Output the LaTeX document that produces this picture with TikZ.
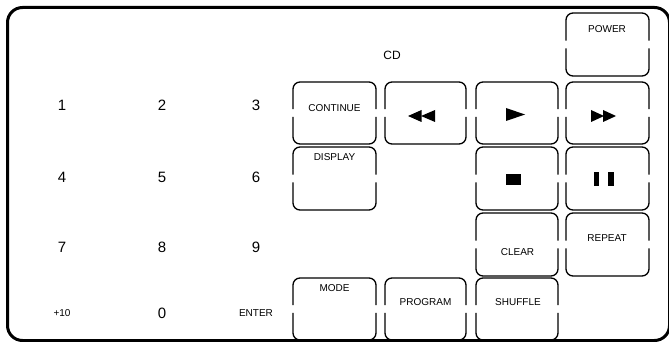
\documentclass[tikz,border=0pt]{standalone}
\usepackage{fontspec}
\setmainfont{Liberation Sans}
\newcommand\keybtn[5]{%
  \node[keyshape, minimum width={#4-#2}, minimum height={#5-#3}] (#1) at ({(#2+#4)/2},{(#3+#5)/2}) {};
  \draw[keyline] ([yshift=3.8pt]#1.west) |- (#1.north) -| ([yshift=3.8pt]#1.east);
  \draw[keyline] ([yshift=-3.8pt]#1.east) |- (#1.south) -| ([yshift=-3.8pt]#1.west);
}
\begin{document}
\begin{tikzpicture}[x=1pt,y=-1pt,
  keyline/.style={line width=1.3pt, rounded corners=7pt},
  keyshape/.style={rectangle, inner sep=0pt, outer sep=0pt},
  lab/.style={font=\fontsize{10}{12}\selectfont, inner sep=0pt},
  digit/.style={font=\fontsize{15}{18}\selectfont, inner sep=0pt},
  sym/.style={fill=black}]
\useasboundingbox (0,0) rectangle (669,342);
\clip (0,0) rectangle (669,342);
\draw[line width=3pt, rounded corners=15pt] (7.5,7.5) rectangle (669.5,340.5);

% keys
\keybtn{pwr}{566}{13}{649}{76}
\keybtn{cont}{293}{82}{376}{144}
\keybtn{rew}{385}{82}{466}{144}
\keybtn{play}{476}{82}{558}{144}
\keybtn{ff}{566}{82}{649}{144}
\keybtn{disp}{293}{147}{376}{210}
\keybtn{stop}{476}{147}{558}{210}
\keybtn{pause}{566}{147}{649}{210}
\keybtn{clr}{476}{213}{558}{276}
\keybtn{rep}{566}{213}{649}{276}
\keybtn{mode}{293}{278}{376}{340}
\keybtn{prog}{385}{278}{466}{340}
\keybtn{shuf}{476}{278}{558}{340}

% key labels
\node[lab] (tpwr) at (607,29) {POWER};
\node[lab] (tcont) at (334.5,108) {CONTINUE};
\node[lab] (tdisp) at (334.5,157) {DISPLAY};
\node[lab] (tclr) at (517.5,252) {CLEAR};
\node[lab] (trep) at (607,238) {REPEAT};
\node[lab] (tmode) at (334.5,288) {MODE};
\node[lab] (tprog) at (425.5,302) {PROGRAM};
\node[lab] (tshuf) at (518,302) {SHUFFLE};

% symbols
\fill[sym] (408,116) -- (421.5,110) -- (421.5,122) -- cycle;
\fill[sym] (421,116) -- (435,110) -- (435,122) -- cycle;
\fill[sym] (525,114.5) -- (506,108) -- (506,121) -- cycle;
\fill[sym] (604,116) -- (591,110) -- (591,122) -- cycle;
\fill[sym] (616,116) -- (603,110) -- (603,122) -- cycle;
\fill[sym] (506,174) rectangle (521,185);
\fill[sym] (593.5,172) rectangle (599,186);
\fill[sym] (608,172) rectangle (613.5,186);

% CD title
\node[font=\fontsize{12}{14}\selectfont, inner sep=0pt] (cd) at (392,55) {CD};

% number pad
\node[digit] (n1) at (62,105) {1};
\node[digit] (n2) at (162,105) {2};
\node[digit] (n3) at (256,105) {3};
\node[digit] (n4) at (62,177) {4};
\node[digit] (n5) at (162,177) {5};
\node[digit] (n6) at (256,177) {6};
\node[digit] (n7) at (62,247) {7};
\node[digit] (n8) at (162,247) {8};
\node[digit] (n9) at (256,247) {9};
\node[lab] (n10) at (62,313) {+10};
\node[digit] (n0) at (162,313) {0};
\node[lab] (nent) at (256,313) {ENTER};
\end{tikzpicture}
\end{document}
--
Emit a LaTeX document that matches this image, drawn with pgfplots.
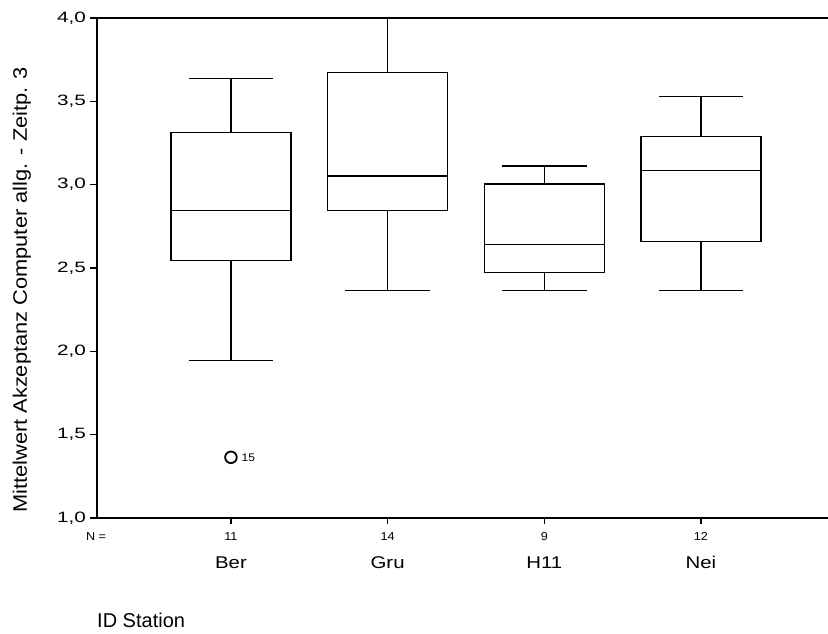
==
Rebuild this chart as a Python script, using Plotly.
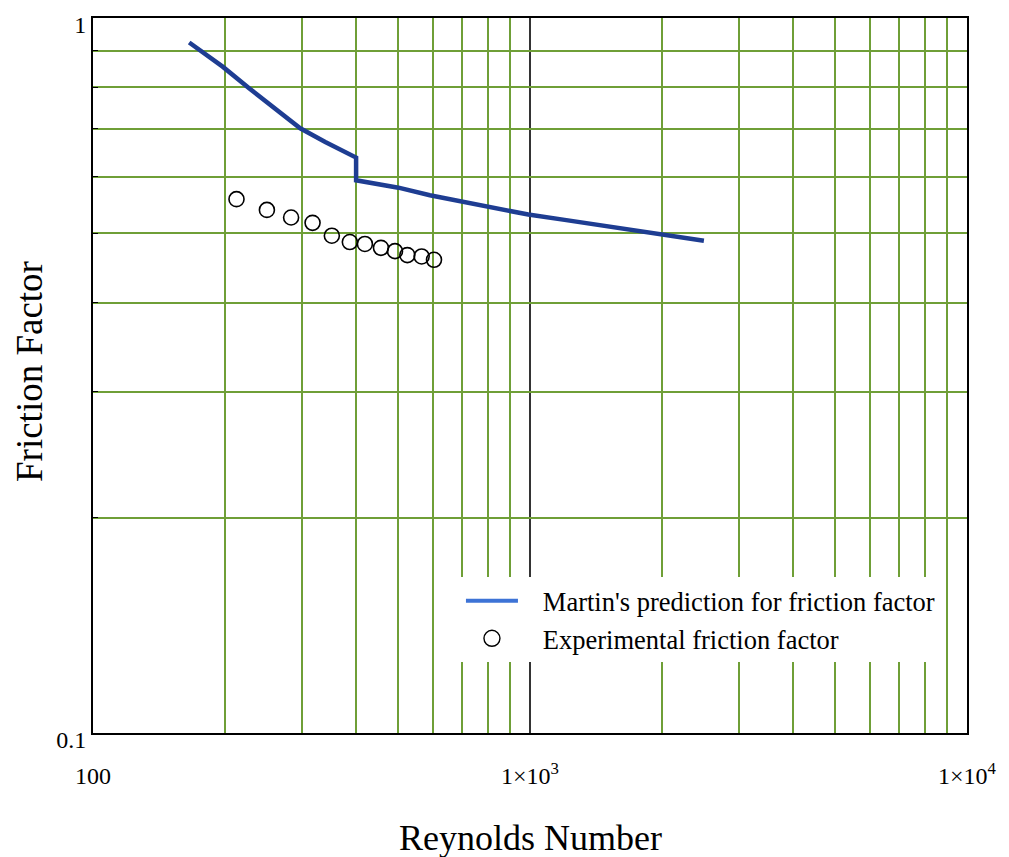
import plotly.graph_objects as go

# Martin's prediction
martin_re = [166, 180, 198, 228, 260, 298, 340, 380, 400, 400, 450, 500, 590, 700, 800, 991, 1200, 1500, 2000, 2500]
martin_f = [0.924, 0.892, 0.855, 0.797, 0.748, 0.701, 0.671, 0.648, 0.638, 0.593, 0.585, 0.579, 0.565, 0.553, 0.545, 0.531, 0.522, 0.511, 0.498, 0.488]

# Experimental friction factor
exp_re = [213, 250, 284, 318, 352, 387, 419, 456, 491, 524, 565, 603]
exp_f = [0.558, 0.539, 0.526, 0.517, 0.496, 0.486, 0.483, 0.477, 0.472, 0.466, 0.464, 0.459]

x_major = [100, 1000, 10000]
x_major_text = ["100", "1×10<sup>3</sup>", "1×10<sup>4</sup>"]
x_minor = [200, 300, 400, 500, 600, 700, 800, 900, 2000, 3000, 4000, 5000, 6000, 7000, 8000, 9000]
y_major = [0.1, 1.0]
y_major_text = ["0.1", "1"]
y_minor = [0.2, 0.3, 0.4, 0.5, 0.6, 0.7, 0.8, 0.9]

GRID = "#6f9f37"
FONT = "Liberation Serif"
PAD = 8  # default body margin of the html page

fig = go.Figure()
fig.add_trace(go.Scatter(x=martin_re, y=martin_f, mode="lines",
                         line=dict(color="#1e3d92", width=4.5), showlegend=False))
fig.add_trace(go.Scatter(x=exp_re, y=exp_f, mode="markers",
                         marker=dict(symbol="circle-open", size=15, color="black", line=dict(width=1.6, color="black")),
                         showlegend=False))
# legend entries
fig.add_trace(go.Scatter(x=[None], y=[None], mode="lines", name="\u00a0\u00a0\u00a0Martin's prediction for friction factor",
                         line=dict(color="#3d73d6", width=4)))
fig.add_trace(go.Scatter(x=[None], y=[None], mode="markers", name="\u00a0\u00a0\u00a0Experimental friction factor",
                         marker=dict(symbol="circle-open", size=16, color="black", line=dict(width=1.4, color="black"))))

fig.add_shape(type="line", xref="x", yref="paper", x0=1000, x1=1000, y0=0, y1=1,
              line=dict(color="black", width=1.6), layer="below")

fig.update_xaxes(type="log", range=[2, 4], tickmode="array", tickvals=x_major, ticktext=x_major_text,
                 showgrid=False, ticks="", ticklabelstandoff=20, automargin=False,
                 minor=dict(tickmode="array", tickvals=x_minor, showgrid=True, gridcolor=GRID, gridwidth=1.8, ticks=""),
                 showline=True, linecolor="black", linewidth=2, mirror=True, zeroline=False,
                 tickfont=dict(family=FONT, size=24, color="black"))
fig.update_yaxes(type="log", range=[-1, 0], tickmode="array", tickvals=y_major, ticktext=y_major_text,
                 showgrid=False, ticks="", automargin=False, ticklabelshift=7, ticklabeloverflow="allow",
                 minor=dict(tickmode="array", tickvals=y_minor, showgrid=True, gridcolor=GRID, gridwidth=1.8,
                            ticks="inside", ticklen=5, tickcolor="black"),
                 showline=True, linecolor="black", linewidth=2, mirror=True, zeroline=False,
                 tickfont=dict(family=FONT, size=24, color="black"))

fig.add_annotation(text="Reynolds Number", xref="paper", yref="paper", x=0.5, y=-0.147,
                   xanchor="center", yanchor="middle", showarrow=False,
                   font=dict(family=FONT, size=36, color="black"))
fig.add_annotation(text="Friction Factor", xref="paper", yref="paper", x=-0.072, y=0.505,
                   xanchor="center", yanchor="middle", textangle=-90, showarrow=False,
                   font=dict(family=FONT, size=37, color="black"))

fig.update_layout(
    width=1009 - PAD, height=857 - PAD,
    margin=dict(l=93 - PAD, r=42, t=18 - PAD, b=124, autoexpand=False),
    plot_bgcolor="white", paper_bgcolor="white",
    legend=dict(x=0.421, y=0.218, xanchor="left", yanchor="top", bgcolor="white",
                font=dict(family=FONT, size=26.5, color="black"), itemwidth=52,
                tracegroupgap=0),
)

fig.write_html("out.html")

◆ The problem ◆
Gather up the lines that contain the word "LaTeX".

◆ Solution to this problem ◆
Output the LaTeX document that produces this picture with TikZ.
Emit a LaTeX document that matches this image, drawn with pgfplots.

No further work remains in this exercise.